Only hours ago, the 63-year-old Belarusian dissident and Nobel Prize winner was woken up in his cell at 4:00 am, put in a car and blindfolded as he was driven hundreds of kilometres into forced exile to Lithuania.
Bialiatski won the Nobel in 2022 for his decades-long work documenting rights abuses in Belarus. President Alexander Lukashenko, in power since 1994, considers him a personal enemy.
The world barely got proof of life from Bialiatski in almost three years as he was kept incommunicado in Prison Colony Number 9 in Gorki, near the Russian border.
"I had to find a way to 'wave' to the outside world that I am alive," he told AFP in Lithuania's capital Vilnius.
He would tell prisoners who were about to be freed to pass on the news that he was alive.
Imprisoned in 2021 as Minsk waged a massive crackdown following the major 2020 protests, Bialiatski has a lot to catch up on.
In prison, he only received heavily censored information.
The morning after being one of 123 political prisoners freed in a US-brokered deal, Bialiatski was being briefed by friends on the details of what he missed.
"After the (Russia-Ukraine) war, the situation with contact with the outside world got much worse," he said.
He did not receive letters and only had access to highly controlled Russian and Belarusian TV.
"I had to read between the lines," he said.
- Nobel Prize 'saved' Bialiatski -
Bialiatski is no stranger to censorship or prison, and he said his decades-long dissident career even helped him get through the latest ordeal.
"I was morally prepared," he said, while adding that the isolation in Belarusian prisons was incomparably worse than a decade ago.
He endured the "humiliation" political prisoners go through in Belarus -- including long stints in various types of punishment cells.
He recalled being put in light clothing in freezing cells for days and other "inhumane" treatment.

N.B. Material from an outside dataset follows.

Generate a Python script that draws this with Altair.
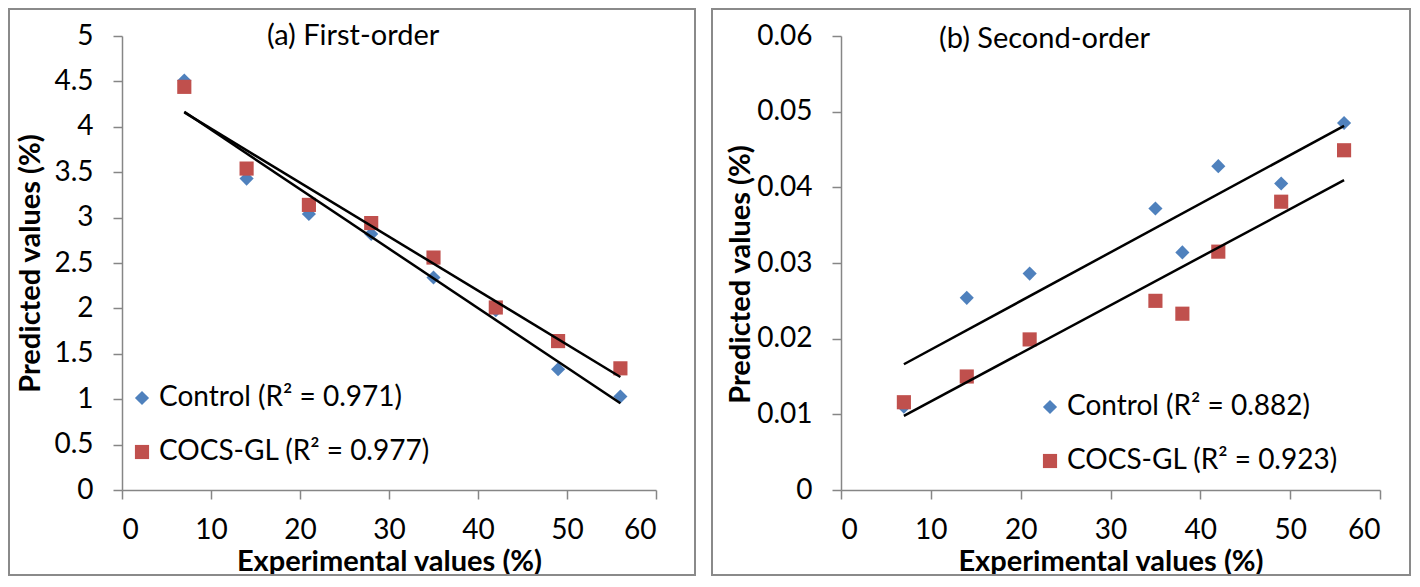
import altair as alt
import pandas as pd

# ---------------- data ----------------
x_a = [7, 14, 21, 28, 35, 42, 49, 56]
control_a = [4.51, 3.43, 3.04, 2.82, 2.34, 1.98, 1.33, 1.03]
cocs_a = [4.44, 3.54, 3.14, 2.94, 2.56, 2.01, 1.64, 1.34]

x_b = [7, 14, 21, 35, 38, 42, 49, 56]
control_b = [0.0110, 0.0254, 0.0286, 0.0372, 0.0314, 0.0428, 0.0405, 0.0485]
cocs_b = [0.0116, 0.0150, 0.0199, 0.0250, 0.0233, 0.0315, 0.0381, 0.0449]

series_names = ["Control", "COCS-GL"]
r2_a = ["0.971", "0.977"]
r2_b = ["0.882", "0.923"]
panel_titles = ["(a) First-order", "(b) Second-order"]
x_title = "Experimental values (%)"
y_title = "Predicted values (%)"
x_ticks = [0, 10, 20, 30, 40, 50, 60]
y_ticks_a = [0, 0.5, 1, 1.5, 2, 2.5, 3, 3.5, 4, 4.5, 5]
y_ticks_b = [0, 0.01, 0.02, 0.03, 0.04, 0.05, 0.06]

# ---------------- styles ----------------
FONT = "Lato"
LABEL_SIZE = 28
TITLE_SIZE = 29
AXIS_GRAY = "#868686"
FRAME_GRAY = "#8a8a8a"
COLORS = ["#4F81BD", "#C0504D"]
SHAPES = ["diamond", "square"]


def make_panel(xs, ys_control, ys_cocs, r2s, title, y_ticks, width, height,
               frame, title_dx, title_offset, ytitle_x, ytitle_y,
               legend_x, legend_y):
    labels = [f"{n} (R\u00b2 = {r})" for n, r in zip(series_names, r2s)]
    df = pd.DataFrame({
        "x": list(xs) + list(xs),
        "y": list(ys_control) + list(ys_cocs),
        "series": [labels[0]] * len(xs) + [labels[1]] * len(xs),
    })
    legend = alt.Legend(
        orient="none", legendX=legend_x, legendY=legend_y, title=None,
        labelFont=FONT, labelFontSize=LABEL_SIZE, labelColor="black",
        labelOffset=3, rowPadding=26, symbolSize=200, symbolStrokeWidth=0,
        padding=0, labelLimit=400,
    )
    x_enc = alt.X(
        "x:Q",
        scale=alt.Scale(domain=[x_ticks[0], x_ticks[-1]], nice=False, zero=False),
        axis=alt.Axis(values=x_ticks, format="~g", title=x_title,
                      titleY=71, titleBaseline="middle"),
    )
    y_enc = alt.Y(
        "y:Q",
        scale=alt.Scale(domain=[y_ticks[0], y_ticks[-1]], nice=False),
        axis=alt.Axis(values=y_ticks, format="~g", title=y_title,
                      titleX=ytitle_x, titleY=ytitle_y,
                      titleBaseline="middle", titleAngle=270),
    )
    color = alt.Color("series:N", scale=alt.Scale(domain=labels, range=COLORS),
                      legend=legend)
    shape = alt.Shape("series:N", scale=alt.Scale(domain=labels, range=SHAPES),
                      legend=legend)
    base = alt.Chart(df)
    points = base.mark_point(filled=True, size=200, opacity=1).encode(
        x=x_enc, y=y_enc, color=color, shape=shape
    )
    trend = base.transform_regression("x", "y", groupby=["series"]).mark_line(
        color="black", strokeWidth=2.5
    ).encode(x="x:Q", y="y:Q", detail="series:N")
    fx0, fx1, fy0, fy1 = frame
    border = alt.Chart(pd.DataFrame({"frame": [0]})).mark_rect(
        fillOpacity=0, stroke=FRAME_GRAY, strokeWidth=2
    ).encode(x=alt.value(fx0), x2=alt.value(fx1), y=alt.value(fy0), y2=alt.value(fy1))
    return alt.layer(border, points, trend).properties(
        width=width, height=height,
        title=alt.TitleParams(
            title, anchor="start", frame="group", dx=title_dx,
            offset=title_offset, fontSize=TITLE_SIZE, font=FONT,
            fontWeight="normal", color="black", baseline="alphabetic",
        ),
    )


W_A, H_A = 534, 454
W_B, H_B = 539, 454

panel_a = make_panel(
    x_a, control_a, cocs_a, r2_a, panel_titles[0], y_ticks_a, W_A, H_A,
    frame=(-113, W_A + 39, -27, H_A + 85),
    title_dx=145, title_offset=-66,
    ytitle_x=-92, ytitle_y=H_A / 2,
    legend_x=6, legend_y=348,
)
panel_b = make_panel(
    x_b, control_b, cocs_b, r2_b, panel_titles[1], y_ticks_b, W_B, H_B,
    frame=(-129, W_B + 30, -27, H_B + 85),
    title_dx=98, title_offset=-68.5,
    ytitle_x=-101, ytitle_y=238,
    legend_x=195, legend_y=357,
)

chart = alt.hconcat(panel_a, panel_b, spacing=15).resolve_scale(
    x="independent", y="independent", color="independent", shape="independent"
).resolve_legend(
    color="independent", shape="independent"
).configure_axis(
    grid=False, domainColor=AXIS_GRAY, domainWidth=1.5, tickColor=AXIS_GRAY,
    tickWidth=1.5, tickSize=9, labelFont=FONT, labelFontSize=LABEL_SIZE,
    labelColor="black", titleFont=FONT, titleFontSize=TITLE_SIZE,
    titleFontWeight="bold", titleColor="black",
).configure_axisX(labelPadding=17).configure_axisY(labelPadding=20).configure_view(
    strokeOpacity=0
).properties(padding=0, background="white")

chart.save("out.html", embed_options={"renderer": "svg", "actions": False})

He struggled to talk about the hardships he lived through.
But Bialiatski believed he was spared from the worst treatment because of his Nobel Prize -- which he said he shares with the "whole of Belarusian society".
"The prize saved me from worse things, which my other colleagues went through," he said.

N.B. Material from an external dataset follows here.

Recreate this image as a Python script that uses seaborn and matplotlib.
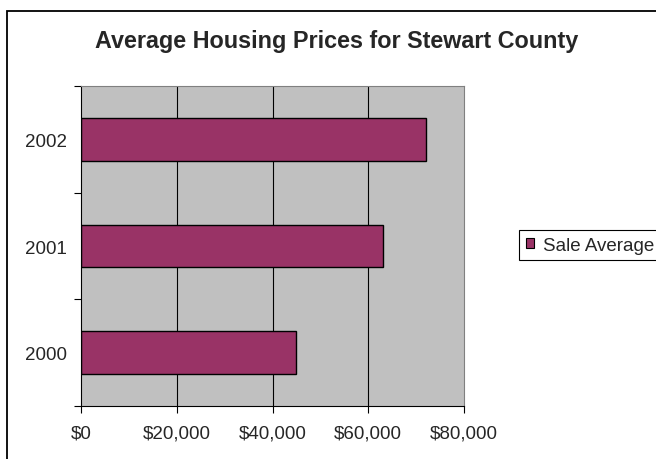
import seaborn as sns
import matplotlib.pyplot as plt
import matplotlib.ticker as mticker
from matplotlib.patches import Patch, Rectangle
import pandas as pd

years = ["2002", "2001", "2000"]
sale_average = [72000, 63000, 45000]
x_ticks = [0, 20000, 40000, 60000, 80000]
title = "Average Housing Prices for Stewart County"
series_name = "Sale Average"

sns.set_style("white")
plt.rcParams['font.family'] = ['Liberation Sans', 'DejaVu Sans']

bar_color = "#993366"
df = pd.DataFrame({"Year": years, "Sale": sale_average})

fig = plt.figure(figsize=(6.56, 4.6), dpi=100)
ax = fig.add_axes([81 / 656, 1 - 407 / 460, (464 - 81) / 656, 320 / 460])
ax.set_facecolor("#C0C0C0")

sns.barplot(
    data=df,
    x="Sale",
    y="Year",
    order=years,
    orient="h",
    color=bar_color,
    saturation=1,
    width=0.4,
    edgecolor="black",
    linewidth=1,
    ax=ax
)

ax.set_xlim(0, 80000)
ax.set_ylim(2.5, -0.5)
ax.set_xticks(x_ticks)
ax.xaxis.set_major_formatter(mticker.FuncFormatter(lambda v, p: f"${v:,.0f}"))
ax.set_xlabel("")
ax.set_ylabel("")

# vertical gridlines behind the bars
for v in x_ticks[1:-1]:
    ax.axvline(v, color="black", lw=0.8, zorder=0)

# category boundary ticks on the y axis
ax.set_yticks([-0.5, 0.5, 1.5, 2.5], minor=True)
ax.tick_params(axis="y", which="minor", length=5, width=0.8, color="black", direction="out", left=True)
ax.tick_params(axis="y", which="major", length=0, pad=10, labelsize=13.5)
ax.tick_params(axis="x", which="major", length=5, width=0.8, color="black", direction="out",
               bottom=True, pad=8, labelsize=13.5)

for side in ["left", "bottom"]:
    ax.spines[side].set_color("black")
    ax.spines[side].set_linewidth(0.8)
for side in ["top", "right"]:
    ax.spines[side].set_color("#808080")
    ax.spines[side].set_linewidth(0.8)

fig.text(337 / 656, 1 - 48 / 460, title, ha="center", va="baseline",
         fontsize=16.8, fontweight="bold")

fig.legend(
    handles=[Patch(facecolor=bar_color, edgecolor="black", linewidth=0.8, label=series_name)],
    loc="upper left",
    bbox_to_anchor=(519 / 656, 1 - 231 / 460),
    fontsize=13.5,
    frameon=True,
    fancybox=False,
    edgecolor="black",
    framealpha=1,
    borderpad=0.35,
    handlelength=0.46,
    handleheight=0.5,
    handletextpad=0.45,
    borderaxespad=0
)
fig.legends[0].get_frame().set_linewidth(0.8)

# chart area border, runs past the right and bottom edges
fig.patches.append(Rectangle((7 / 656, -0.1), 1.2, 1.1 - 12 / 460,
                             transform=fig.transFigure, fill=False,
                             edgecolor="black", linewidth=1.3))

plt.savefig("out.png", dpi=100)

He joked that the guards "understood that this person has some kind of prize and that probably we cannot beat him".
- 'Freeing some while locking up others' -
While Bialiatski was glad to be free -- his mind was with colleagues still in prison back home.
His rights group Viasna says there are currently 1,110 political prisoners in Belarus.
The dissident warned that while the regime had carried out a wave of releases, it was still regularly arresting others.
"They are keeping up this level of fear," he said. "It is schizophrenic politics: they are liberating people with one hand and locking up people with the other."
Bialiatski was freed as the US has pushed Minsk to release political prisoners in talks taking place as Washington pushes for an end to the war in Ukraine.
But he called on the EU -- which has largely frozen relations with Minsk -- to also enter negotiations with the reclusive regime to get people out.
"For European society and other democracies, we have to stop repressions in Belarus," he said.
"The repressions are carried out by the regime, who else are you meant to talk to if not the regime?"
Europe had to do so from a "position of pressure" and "force" as "the Belarusian regime only understands this language", he insisted.
- 'Not put my hands down' -
More than five years after Minsk suppressed the 2020 demonstrations, Bialiatski said protesters and the opposition had underestimated the extent of repression the regime would unleash.
"They basically repeated what happened 100 years ago in Belarus, in the 1920s and 1930s," he said, referring to the Stalin-era repression.
Now in his 60s, he has to learn to live in exile like much of the Belarusian opposition and rights circles.
He joked that the last time he lived outside Belarus was in his childhood: Bialiatski was born in northern Russia, where his Belarusian parents were sent in the Soviet era.
He vowed "not to put my hands down" and continue his fight for democracy in Belarus from outside the country, accusing the regime of "suffocating" people with repression.
And with a smile, he added: "I am sure that sooner or later the situation in Belarus will change for the better."